Q is for Quiet
It was there in black and white— due to a lack of funding, the patient is to be released.
Three nights later, Prince and I found a quiet corner and tried to console each other. “This can’t be happening,” he said, “I love you Lani, and I know that once you leave here I’ll never see you again.”
“You don’t know what the future holds…” I whispered, but in my heart I knew he was right. With the ugliness and violence of segregation gnashing its bloodthirsty teeth, I couldn’t even invite him to come to Daytona for a visit. That night was the last time I ever saw Prince, but as he sadly walked away I caught a glimmer of the silver medallion that remained around his neck.
The next day I would return to Daytona Beach, under-rehabilitated and unsure of what the future held. I was certain of only one thing. My days would be spent in a spiffy little silver wheelchair with spokes on the wheels.

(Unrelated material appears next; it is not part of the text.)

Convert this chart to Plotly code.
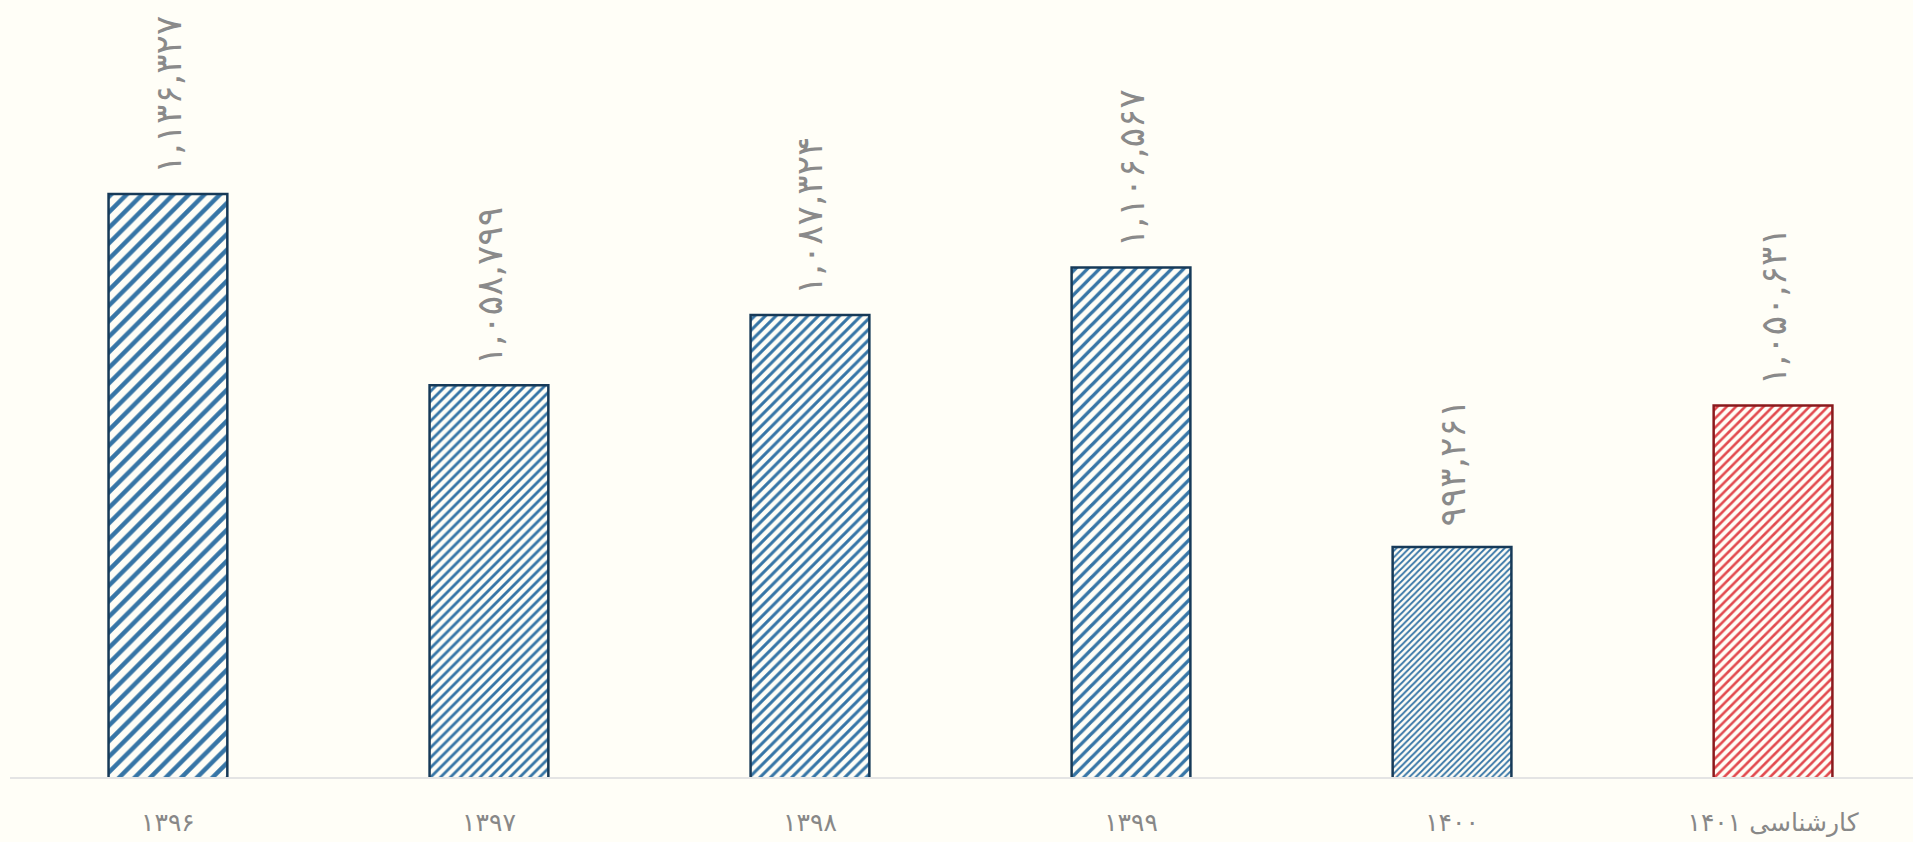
import plotly.graph_objects as go

categories = ["۱۳۹۶", "۱۳۹۷", "۱۳۹۸", "۱۳۹۹", "۱۴۰۰", "کارشناسی ۱۴۰۱"]
values = [1136327, 1058799, 1087324, 1106567, 993261, 1050631]
fill_colors = ["#3675a6", "#3675a6", "#3675a6", "#3675a6", "#3675a6", "#e24a4f"]
line_colors = ["#173a58", "#173a58", "#173a58", "#173a58", "#173a58", "#8a1a1d"]
hatch_sizes = [11, 7, 7.5, 8.5, 4.5, 6.5]

fa_digits = str.maketrans("0123456789", "۰۱۲۳۴۵۶۷۸۹")
labels = [f"{v:,}".translate(fa_digits) for v in values]

BG = "#fffef7"

fig = go.Figure(
    go.Bar(
        x=categories,
        y=values,
        width=0.37,
        marker=dict(
            color=BG,
            line=dict(color=line_colors, width=2.5),
            pattern=dict(
                shape="/",
                fgcolor=fill_colors,
                fgopacity=1,
                bgcolor=BG,
                size=hatch_sizes,
                solidity=0.4,
                fillmode="overlay",
            ),
        ),
        hoverinfo="skip",
    )
)

for c, v, t in zip(categories, values, labels):
    fig.add_annotation(
        x=c, y=v, text=t, showarrow=False, textangle=-90,
        xanchor="center", yanchor="bottom", yshift=18,
        font=dict(family="DejaVu Sans", size=36, color="#8a8a8a"),
    )

fig.update_layout(
    width=1913,
    height=842,
    paper_bgcolor=BG,
    plot_bgcolor=BG,
    margin=dict(l=10, r=0, t=0, b=65),
    showlegend=False,
    xaxis=dict(
        type="category",
        range=[-0.492, 5.436],
        showgrid=False,
        zeroline=False,
        showline=True,
        linecolor="#e4e4e4",
        linewidth=2,
        ticks="outside",
        ticklen=22,
        tickcolor="rgba(0,0,0,0)",
        tickfont=dict(family="DejaVu Sans", size=25, color="#888888"),
    ),
    yaxis=dict(
        range=[900000, 1215000],
        visible=False,
        showgrid=False,
        zeroline=False,
    ),
)

fig.write_html(
    "out.html",
    config={"displayModeBar": False},
    post_script="document.body.style.margin='0';document.body.style.background='%s';" % BG,
)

Vocational Rehabilitation had purchased the chair for me, but now I was on my own. I had to find a career that would enable me to support myself and a caregiver. And, I needed a college education to do it. Back to School? I had always hated school and dropped out of high school when I was still fifteen , so how, I wondered, would I cope with the challenges of college? Maybe this time would be different… this time had to be different! Here I was, not fully rehabilitated and carrying a lifelong hatred of school— yet, I knew with absolute certainty that I was going to need an education if I was ever to have the independence I craved. As much as I would have preferred other alternatives, I had to accept the fact that a good education was key to the freedom I wanted— the freedom I needed— the freedom I’d strived for my entire life . Like it or not, I had to return to school.